HC Deb 13 June 1955 vol 542 cc241-3
1. Mr. Hastings

asked the Minister of Health on what evidence his Department holds that an efficient substitute for heroin exists in the treatment of disease.

17. Mr. N. Macpherson

asked the Minister of Health whether he is aware that there is no satisfactory substitute for heroin in certain cases; what consultation he had with medical practitioners before deciding not to give or renew any licences for its manufacture except in small quantities for scientific purposes; and on what grounds he took this decision.

The Minister of Health (Mr. Iain Macleod)

The British Pharmacopoeia Commission was of the view in 1950 that suitable alternatives existed and deleted the monograph on the drug from the 1953 edition of the British Pharmacopoeia. My Standing Medical Advisory Committee was specially consulted and entirely endorsed this view. As a result, I advised my right hon. and gallant Friend the Secretary of State for the Home Department that there was no obstacle from my standpoint to his responding to the appeals of the World Health Assembly and Economic and Social Council to prohibit the manufacture of the drug.

Mr. Hastings

Is there any evidence of addiction to heroin in this country, and has the right hon. Gentleman ever had an intractable cough which nothing but heroin would relieve, as I have?

Mr. Macleod

I am happy to say that the answer to the second part of the question is "No." It is true that there are people who believe that for a limited range of inflictions there is no true substitute for heroin. The point is that we have to weigh that against the larger claim of playing our part in combating something which is a very substantial social evil all over the world, and although there may be very little evidence of addiction in this country, it is entirely desirable that, if we can get international agreement, we should prohibit the manufacture of the drug everywhere.

Dr. Summerskill

Is it not a fact that the substitute is as effective as, and much cheaper than, heroin?

Mr. Macleod

That really is a little in dispute, to be fair. I think that most people, but not everybody, would agree with the right hon. Lady.

Mr. Macpherson

Would it not be possible for my right hon. Friend to make supplies available to practitioners in cases where it can be shown that there is no adequate substitute? If I produce evidence for him of such cases, will he consider it?

Mr. Macleod

Yes, Sir, of course I will. My right hon. and gallant Friend the Home Secretary is to receive a deputation from the British Medical Association, and these matters will be gone into then.

Mr.
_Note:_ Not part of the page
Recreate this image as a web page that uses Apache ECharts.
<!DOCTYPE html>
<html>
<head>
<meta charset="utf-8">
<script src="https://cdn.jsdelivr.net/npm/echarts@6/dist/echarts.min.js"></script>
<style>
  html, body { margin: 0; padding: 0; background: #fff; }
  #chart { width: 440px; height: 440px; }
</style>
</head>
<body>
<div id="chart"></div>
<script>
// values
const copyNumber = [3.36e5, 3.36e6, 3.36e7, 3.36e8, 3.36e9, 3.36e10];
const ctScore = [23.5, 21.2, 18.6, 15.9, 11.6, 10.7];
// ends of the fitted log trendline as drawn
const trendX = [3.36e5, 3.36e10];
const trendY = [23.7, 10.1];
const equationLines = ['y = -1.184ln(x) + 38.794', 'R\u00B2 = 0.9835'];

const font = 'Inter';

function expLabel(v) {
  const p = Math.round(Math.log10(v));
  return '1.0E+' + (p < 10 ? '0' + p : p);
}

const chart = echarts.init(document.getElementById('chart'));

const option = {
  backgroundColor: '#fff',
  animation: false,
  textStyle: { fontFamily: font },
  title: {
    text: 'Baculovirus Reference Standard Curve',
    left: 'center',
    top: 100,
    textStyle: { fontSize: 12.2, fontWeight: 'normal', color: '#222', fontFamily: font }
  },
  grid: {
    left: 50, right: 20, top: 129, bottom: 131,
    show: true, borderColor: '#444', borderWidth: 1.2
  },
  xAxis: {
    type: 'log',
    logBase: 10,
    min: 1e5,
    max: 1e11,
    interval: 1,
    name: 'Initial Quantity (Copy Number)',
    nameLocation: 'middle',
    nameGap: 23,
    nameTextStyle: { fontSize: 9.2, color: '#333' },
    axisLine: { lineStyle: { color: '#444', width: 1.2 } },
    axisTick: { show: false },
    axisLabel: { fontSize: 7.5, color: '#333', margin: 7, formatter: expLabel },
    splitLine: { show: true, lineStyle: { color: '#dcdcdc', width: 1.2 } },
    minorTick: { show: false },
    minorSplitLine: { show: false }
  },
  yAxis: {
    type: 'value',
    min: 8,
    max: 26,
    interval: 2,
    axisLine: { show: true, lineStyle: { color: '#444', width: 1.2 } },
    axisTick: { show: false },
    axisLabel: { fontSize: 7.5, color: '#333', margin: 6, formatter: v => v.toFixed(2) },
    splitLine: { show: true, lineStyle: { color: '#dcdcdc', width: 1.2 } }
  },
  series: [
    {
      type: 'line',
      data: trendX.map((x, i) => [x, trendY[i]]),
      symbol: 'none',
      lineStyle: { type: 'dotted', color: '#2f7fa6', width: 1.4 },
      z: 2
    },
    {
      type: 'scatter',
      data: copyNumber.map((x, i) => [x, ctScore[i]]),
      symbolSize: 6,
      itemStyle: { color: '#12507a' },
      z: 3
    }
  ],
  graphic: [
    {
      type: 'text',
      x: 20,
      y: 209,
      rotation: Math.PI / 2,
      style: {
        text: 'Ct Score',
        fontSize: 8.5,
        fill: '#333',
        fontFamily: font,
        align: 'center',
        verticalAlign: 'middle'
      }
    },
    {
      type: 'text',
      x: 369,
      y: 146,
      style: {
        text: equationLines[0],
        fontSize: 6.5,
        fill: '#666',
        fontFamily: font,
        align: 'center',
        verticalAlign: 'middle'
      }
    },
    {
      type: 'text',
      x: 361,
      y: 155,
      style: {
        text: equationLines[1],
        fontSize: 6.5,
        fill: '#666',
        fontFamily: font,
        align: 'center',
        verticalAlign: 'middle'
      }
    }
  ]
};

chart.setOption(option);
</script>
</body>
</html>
Hale

As the right hon. Gentleman has decided to take heroin off the list, does he propose to continue making the hydrogen bomb?

Mr. Elliot

Apart from irrelevant flippancies, is it not a fact that the drug is really of great use in certain cases and cannot be dispensed with? Will my right hon. Friend bend his utmost efforts to ensuring that supplies are made available, as has been suggested, to reputable practitioners, as has previously been done with many drugs as dangerous as this one?

Mr. Macleod

I will gladly take that into account. My right hon. and gallant Friend must realise that all I can do is to take the very best advice that is available to me, which is that of my Standing Medical Advisory Committee, which includes the Presidents of all the Royal Colleges, the Chairman of the Council of the B.M.A., the President of the General Medical Council and many other people. Their view, as I have stated it in answer to the Question, is surely one to which we must give the greatest attention.

Sir R. Boothby

On a point of order, Mr. Speaker. I wonder whether my right hon. Friend is now anticipating a reply which is later to be given by the Home Secretary to Question No. 39, which was transferred from my right hon. Friend to the Home Secretary.

Mr. Macleod

No, Sir, I am not anticipating in any way. Naturally, I am in close touch with the Home Secretary on these matters.